I'm just trying to replace header tag inside some html with another string. My html looks like this:
<!DOCTYPE html PUBLIC "-//W3C//DTD XHTML 1.0 Transitional//EN" "http://www.w3.org/TR/xhtml1/DTD/xhtml1-transitional.dtd">
<html xmlns="http://www.w3.org/1999/xhtml"><head><title>aboutus</title>
<header id="headerfasdfasdfasdf">
<p>Lorem ipsum dolor sit amet, consectetur adipiscing elit.
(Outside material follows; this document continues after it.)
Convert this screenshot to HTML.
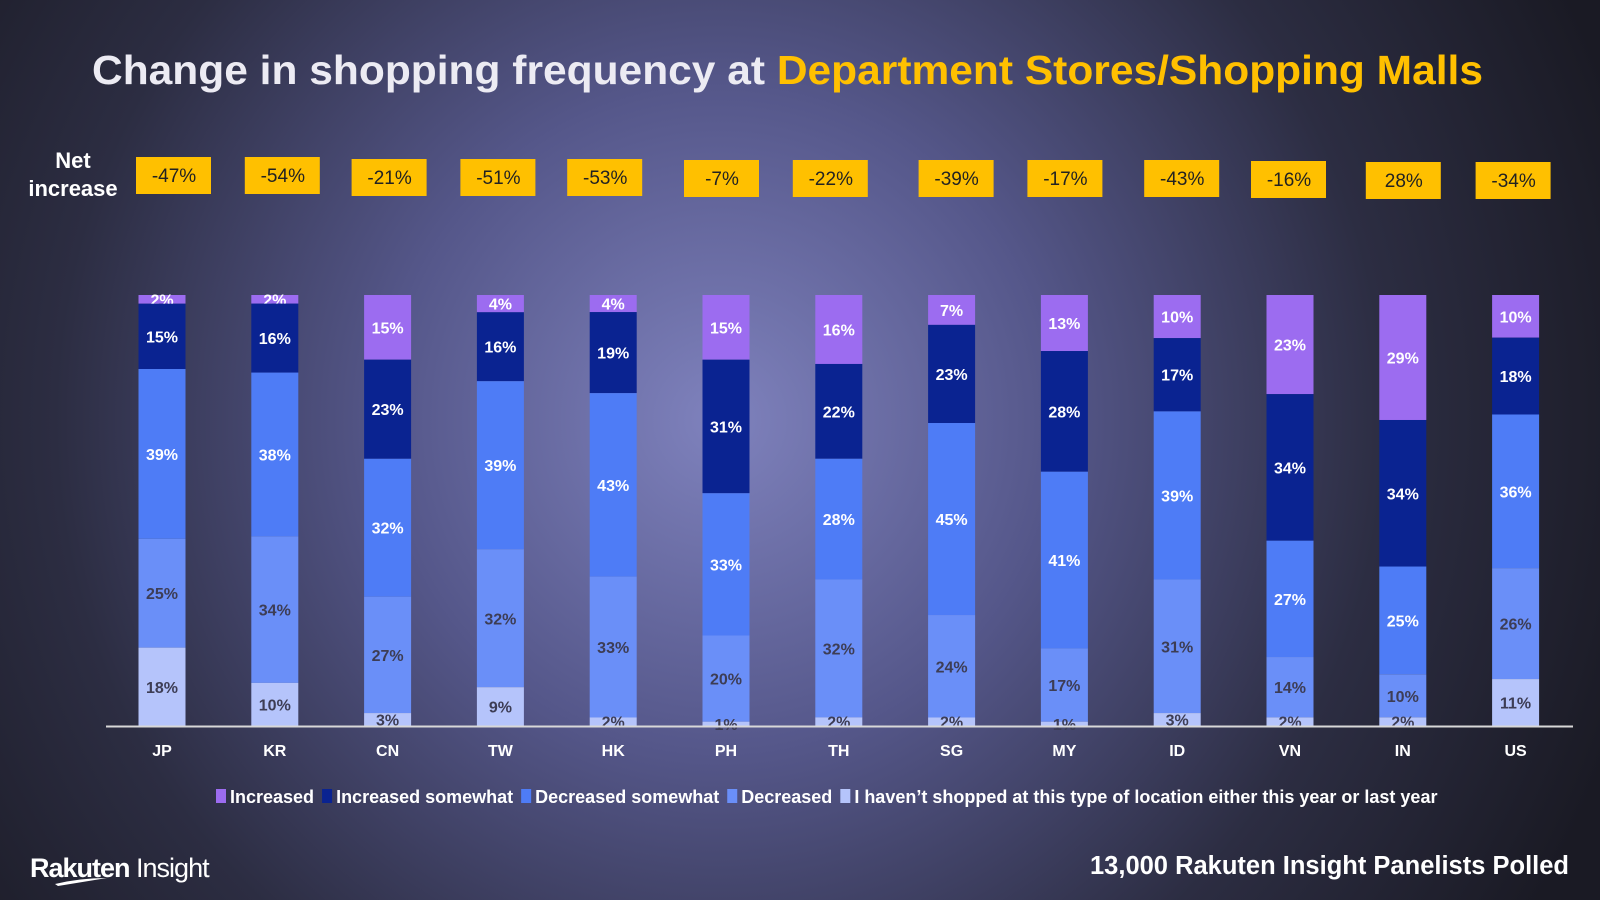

Integer pulvinar commodo lorem, sit amet malesuada.</p>
</header>
<!-- #include virtual="/html/US/global_header.html" --><script type="text/javascript">
var header = document.getElementsByTagName("header");
var len = header.length
if(len > 1)
{
header[0].style.display = "none";
}
</script>
<!--ls:begin[component-1400226725207]-->
<!-- OTHER PART IS CUT FOR BREVITY -->
</html>
I tried to parse it with regex <header(.|\n|\r)*<\/header>
, but it works really slow until I remove |\r
part from it.
Also I have noticed that original regex works fine with html that doesn't contain comments like <!--ls:begin[component-1400226725207]-->
.
Note that I'm using .NET regex engine with C# and my replace code looks like this:
var regex = @"<header(.|\n|\r)*<\/header>";
var result = Regex.Replace(input, regex, to, RegexOptions.IgnoreCase);
Please help me understand why do I have this issue.